You Down with GCC?

What happens when you type gcc main.c

It is very easy when coding in C to just think of gcc as the command you run that feeds your source code into the compiler with your executable being shot out the other side. However, the following picture is much more accurate.

This shouldn’t be surprising, compilers like other large program are usually split up into parts as theses smaller parts can be optimized for their unique role as well as being easier to design and maintain. The command gcc can take your code through all of the parts or can stop at any point along the way and show you what it has done depending if you include the appropriate option along with the command. Lets take a walk through gcc.

gcc -E file.c
  1. Pre-processor: The above command will show you the result of running your source file through the first step, which is the pre-processor. The pre-processor is a macro processor, in that it will process any macros that you have used in your program.

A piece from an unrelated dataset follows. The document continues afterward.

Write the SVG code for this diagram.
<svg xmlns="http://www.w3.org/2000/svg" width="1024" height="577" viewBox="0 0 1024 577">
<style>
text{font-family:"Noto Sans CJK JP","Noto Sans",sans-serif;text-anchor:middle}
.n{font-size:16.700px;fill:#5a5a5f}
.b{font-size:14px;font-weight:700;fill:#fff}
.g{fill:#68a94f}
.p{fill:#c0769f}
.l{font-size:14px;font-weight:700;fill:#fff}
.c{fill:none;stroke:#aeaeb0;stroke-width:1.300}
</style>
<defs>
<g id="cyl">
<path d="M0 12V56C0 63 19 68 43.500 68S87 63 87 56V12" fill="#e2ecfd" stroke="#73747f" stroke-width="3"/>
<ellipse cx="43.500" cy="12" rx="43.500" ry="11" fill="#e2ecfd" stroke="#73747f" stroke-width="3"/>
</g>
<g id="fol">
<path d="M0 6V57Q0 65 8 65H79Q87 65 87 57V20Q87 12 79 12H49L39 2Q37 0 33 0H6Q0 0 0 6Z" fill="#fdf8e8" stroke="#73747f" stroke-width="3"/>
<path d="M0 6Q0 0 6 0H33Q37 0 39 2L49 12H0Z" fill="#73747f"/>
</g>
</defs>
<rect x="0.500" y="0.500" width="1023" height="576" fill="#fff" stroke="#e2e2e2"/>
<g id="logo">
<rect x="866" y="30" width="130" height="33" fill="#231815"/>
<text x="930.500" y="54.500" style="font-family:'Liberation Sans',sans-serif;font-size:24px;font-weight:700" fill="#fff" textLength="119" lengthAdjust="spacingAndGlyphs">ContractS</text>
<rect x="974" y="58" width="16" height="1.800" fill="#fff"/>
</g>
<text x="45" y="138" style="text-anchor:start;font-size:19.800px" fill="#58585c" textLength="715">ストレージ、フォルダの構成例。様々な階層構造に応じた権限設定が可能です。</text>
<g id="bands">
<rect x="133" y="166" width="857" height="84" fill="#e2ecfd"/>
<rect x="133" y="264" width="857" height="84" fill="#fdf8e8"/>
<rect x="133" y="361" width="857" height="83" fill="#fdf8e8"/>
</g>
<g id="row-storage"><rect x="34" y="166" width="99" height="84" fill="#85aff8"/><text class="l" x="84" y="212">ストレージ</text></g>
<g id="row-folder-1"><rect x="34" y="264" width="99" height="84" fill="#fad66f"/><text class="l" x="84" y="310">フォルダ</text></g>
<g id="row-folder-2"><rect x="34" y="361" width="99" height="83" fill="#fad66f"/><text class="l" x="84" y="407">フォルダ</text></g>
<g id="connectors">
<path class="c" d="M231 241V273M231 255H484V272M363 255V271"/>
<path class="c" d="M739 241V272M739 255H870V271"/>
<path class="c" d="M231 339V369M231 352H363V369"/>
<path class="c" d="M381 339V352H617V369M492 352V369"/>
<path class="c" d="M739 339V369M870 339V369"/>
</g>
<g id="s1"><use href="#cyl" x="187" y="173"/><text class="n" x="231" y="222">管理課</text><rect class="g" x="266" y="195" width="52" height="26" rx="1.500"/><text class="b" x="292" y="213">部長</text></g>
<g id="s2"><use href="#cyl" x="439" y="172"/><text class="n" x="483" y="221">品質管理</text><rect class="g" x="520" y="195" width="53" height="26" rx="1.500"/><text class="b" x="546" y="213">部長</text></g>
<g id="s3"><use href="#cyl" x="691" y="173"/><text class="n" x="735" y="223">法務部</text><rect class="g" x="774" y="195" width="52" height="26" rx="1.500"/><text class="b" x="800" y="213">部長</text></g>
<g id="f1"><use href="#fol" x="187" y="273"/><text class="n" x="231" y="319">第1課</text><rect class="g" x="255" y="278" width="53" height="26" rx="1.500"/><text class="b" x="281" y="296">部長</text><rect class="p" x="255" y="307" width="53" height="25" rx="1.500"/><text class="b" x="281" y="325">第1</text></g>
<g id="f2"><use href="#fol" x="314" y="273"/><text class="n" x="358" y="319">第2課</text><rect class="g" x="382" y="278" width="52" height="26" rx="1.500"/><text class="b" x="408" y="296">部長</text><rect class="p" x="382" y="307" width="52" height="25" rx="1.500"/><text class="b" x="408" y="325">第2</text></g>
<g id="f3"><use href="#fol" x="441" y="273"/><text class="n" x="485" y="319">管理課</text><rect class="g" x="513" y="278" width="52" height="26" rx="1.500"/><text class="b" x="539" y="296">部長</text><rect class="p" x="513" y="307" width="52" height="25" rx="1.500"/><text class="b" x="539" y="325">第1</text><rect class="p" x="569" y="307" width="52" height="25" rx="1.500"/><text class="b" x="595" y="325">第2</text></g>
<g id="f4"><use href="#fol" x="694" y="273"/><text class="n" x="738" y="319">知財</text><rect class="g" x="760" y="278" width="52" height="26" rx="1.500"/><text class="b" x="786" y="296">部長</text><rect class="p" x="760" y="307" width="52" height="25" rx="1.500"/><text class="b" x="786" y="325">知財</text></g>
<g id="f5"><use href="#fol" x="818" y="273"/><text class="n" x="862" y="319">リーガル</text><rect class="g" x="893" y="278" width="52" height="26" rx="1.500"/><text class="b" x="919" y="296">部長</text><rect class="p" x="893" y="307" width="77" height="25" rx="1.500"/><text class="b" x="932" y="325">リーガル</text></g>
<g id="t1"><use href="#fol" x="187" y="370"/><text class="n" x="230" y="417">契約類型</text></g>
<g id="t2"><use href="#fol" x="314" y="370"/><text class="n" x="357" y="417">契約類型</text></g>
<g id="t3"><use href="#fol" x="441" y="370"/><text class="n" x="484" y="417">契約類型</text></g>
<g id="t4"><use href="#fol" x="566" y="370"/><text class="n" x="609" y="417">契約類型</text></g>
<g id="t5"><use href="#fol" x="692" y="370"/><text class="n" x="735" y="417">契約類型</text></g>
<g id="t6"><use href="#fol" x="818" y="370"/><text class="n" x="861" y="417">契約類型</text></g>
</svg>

It also strips out any comments and replaces them with single spaces and takes any continued lines and makes them into a single line. After these textual changes it transforms the file into a series of pre-processing tokens that will be used by the compiler.
gcc -S file.c

2. Compiler: The above command will stop after passing the file through the pre-processor and the compiler. The compiling process takes your pre-processed file and turns it into assembly instructions. Theses instructions will differ depending on the target processor. You can use the following additional tag to get “gcc -S -masm=intel file.c” to get the intel syntax.

gcc -c file.c

3. Assembler: The above command will stop after taking the source file through the above two step and then through the assembler. The assembler will take the assembly instructions and turn it into machine code.

gcc file.c

4. Linker: The above command has no tags and will take your file through all the stages, including the final one, the linker. It will produce a file a.out that will be your executable. Usually you want to name your executable instead of using the default a.out, so you would write the command as: gcc -o file file.c. Whatever name you put after the “-o” tag will be the name of the executable. The linker takes the machine code that may have parts that are out of order or missing and fills in these gaps. It also will identify the main function as the initial entry point where the execution should start. If one function calls another function it ensures that those functions are linked. It also adds pieces from any libraries that your code relies on.

These are the four main steps of getting from your source code to your final executable. There is usually one or more “optimizers” in the process, but more on these in another post.